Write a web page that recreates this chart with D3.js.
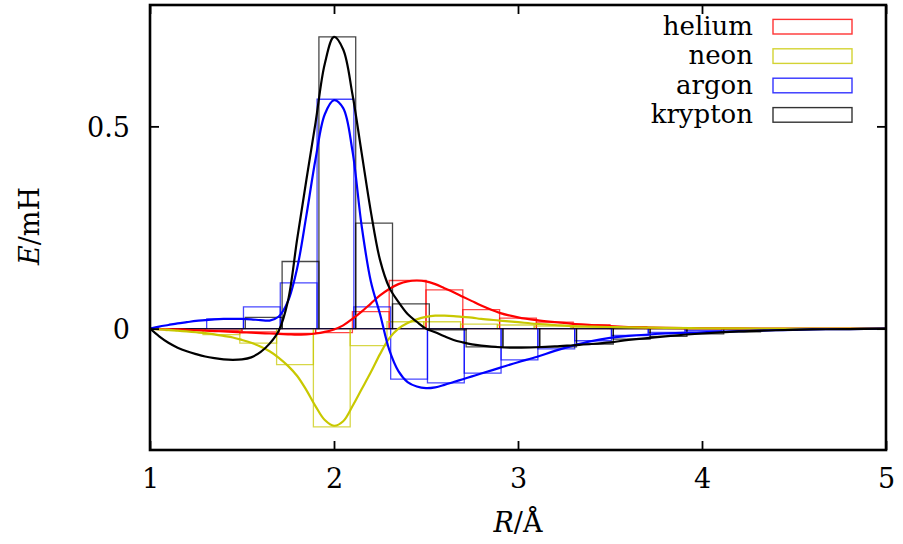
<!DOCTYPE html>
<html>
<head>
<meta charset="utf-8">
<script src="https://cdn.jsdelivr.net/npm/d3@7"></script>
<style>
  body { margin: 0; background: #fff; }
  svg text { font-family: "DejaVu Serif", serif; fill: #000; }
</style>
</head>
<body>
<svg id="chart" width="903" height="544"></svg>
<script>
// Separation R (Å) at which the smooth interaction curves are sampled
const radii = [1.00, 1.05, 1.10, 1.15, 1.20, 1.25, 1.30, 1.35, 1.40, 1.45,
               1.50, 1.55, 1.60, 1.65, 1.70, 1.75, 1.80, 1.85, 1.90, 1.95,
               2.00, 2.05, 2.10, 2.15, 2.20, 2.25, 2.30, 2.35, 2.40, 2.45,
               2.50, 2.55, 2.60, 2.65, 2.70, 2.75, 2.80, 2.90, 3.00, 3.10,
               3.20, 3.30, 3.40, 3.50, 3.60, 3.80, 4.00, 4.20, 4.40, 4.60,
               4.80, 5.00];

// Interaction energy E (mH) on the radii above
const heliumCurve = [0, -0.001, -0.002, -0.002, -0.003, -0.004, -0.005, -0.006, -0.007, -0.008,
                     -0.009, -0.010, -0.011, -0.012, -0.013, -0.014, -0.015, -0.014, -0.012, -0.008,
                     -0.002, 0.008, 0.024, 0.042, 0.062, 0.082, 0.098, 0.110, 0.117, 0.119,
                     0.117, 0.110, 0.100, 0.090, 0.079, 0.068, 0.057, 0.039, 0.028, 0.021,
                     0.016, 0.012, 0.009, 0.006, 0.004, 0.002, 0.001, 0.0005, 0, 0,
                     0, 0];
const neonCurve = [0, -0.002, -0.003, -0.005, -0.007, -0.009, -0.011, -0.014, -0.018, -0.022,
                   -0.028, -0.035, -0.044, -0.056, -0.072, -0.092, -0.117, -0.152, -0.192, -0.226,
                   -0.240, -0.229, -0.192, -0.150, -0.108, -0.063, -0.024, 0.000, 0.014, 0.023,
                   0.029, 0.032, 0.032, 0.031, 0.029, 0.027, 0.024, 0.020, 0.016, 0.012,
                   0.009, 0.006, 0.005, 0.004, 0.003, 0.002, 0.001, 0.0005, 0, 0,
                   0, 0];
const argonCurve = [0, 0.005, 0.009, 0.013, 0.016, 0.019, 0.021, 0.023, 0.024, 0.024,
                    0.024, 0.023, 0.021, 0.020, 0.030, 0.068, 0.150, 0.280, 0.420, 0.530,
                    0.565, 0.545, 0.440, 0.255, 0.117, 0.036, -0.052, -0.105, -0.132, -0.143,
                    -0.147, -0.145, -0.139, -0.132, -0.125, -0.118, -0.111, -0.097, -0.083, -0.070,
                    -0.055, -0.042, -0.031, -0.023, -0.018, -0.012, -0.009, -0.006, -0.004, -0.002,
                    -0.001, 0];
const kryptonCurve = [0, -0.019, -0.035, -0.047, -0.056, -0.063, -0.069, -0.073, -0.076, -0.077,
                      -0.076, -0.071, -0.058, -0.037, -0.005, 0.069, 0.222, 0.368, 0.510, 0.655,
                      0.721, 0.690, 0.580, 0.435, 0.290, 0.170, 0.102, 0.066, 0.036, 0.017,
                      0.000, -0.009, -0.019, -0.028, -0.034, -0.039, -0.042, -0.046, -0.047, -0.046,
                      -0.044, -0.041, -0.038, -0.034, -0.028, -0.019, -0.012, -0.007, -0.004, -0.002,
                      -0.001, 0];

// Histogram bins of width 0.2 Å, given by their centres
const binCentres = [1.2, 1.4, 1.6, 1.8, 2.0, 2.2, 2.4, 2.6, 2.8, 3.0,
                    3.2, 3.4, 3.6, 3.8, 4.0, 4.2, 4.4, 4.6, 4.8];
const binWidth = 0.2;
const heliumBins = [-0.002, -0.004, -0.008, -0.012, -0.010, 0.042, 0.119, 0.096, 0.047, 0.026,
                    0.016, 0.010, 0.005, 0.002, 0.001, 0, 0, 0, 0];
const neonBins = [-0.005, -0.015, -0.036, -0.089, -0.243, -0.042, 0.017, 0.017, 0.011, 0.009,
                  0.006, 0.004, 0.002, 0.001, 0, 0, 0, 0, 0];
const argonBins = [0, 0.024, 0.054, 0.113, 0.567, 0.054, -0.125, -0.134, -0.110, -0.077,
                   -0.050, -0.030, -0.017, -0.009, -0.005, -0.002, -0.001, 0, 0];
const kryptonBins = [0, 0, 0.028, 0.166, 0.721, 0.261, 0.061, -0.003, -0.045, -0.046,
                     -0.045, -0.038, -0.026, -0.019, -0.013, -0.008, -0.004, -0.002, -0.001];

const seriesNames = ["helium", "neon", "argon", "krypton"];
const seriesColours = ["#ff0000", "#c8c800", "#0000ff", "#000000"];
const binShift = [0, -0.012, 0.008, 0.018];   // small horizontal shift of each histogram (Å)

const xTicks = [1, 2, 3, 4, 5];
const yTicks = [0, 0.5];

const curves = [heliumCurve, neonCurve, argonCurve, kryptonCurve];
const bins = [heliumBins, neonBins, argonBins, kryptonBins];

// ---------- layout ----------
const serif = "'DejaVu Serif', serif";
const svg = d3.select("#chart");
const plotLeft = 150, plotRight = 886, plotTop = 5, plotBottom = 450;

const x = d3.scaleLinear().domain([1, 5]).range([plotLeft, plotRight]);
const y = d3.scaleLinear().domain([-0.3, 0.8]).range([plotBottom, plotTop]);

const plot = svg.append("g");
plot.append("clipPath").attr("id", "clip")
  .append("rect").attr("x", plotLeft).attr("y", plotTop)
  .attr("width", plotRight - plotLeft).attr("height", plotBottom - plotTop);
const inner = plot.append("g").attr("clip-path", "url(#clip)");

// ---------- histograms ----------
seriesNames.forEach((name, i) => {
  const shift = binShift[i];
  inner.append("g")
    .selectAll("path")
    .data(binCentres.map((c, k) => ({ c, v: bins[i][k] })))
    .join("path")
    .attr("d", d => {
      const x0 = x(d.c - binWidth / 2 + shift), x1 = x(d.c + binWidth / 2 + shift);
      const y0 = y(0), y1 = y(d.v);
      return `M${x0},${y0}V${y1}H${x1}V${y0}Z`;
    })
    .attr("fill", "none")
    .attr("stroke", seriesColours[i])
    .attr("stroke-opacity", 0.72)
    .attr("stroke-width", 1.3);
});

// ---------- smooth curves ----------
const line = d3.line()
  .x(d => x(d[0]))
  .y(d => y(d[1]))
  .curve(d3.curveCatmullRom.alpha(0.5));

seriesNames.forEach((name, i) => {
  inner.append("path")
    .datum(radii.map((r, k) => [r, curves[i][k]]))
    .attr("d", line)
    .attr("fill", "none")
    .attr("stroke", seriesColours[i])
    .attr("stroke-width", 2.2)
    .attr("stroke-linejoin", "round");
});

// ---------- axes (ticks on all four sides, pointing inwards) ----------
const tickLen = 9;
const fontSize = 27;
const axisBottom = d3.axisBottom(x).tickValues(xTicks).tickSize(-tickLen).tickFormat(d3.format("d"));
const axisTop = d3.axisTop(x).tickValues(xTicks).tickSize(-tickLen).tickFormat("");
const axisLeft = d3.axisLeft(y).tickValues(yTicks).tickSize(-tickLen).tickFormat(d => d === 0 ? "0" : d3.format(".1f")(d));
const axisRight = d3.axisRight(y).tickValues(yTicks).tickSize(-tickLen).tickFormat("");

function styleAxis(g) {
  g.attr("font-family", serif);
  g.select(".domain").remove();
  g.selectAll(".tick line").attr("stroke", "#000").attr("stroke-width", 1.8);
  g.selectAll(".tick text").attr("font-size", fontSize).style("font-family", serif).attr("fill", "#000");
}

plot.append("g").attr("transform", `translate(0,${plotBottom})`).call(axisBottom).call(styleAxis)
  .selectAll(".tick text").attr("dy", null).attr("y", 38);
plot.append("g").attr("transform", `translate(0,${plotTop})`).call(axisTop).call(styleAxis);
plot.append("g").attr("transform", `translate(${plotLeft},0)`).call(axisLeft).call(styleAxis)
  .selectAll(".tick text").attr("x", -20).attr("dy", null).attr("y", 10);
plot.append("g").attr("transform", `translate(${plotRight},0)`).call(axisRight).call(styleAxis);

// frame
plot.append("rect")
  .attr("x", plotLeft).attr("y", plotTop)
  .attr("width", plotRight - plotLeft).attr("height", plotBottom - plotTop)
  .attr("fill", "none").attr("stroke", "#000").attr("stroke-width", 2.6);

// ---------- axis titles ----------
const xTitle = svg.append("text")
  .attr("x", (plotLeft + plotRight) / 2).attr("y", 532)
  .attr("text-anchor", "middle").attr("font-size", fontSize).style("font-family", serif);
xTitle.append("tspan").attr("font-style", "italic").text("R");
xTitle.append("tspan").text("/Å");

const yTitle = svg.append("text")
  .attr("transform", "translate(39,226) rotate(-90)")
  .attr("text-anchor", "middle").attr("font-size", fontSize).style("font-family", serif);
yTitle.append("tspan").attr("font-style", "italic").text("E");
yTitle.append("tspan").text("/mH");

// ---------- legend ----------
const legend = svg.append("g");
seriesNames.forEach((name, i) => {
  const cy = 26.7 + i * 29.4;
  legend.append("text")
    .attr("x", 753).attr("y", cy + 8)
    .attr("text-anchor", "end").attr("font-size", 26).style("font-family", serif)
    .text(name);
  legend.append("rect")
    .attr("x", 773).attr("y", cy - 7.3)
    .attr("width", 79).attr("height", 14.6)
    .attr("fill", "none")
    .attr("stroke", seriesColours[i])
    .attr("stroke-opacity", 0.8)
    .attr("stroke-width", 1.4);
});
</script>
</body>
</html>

======

◆ Set exercise: Restate, line by line and word for word, everything from the top of the material through the line that contains "4.80, 5.00];". Leave pictures out.

◆ Solution for this task:
Write a web page that recreates this chart with D3.js.
<!DOCTYPE html>
<html>
<head>
<meta charset="utf-8">
<script src="https://cdn.jsdelivr.net/npm/d3@7"></script>
<style>
  body { margin: 0; background: #fff; }
  svg text { font-family: "DejaVu Serif", serif; fill: #000; }
</style>
</head>
<body>
<svg id="chart" width="903" height="544"></svg>
<script>
// Separation R (Å) at which the smooth interaction curves are sampled
const radii = [1.00, 1.05, 1.10, 1.15, 1.20, 1.25, 1.30, 1.35, 1.40, 1.45,
               1.50, 1.55, 1.60, 1.65, 1.70, 1.75, 1.80, 1.85, 1.90, 1.95,
               2.00, 2.05, 2.10, 2.15, 2.20, 2.25, 2.30, 2.35, 2.40, 2.45,
               2.50, 2.55, 2.60, 2.65, 2.70, 2.75, 2.80, 2.90, 3.00, 3.10,
               3.20, 3.30, 3.40, 3.50, 3.60, 3.80, 4.00, 4.20, 4.40, 4.60,
               4.80, 5.00];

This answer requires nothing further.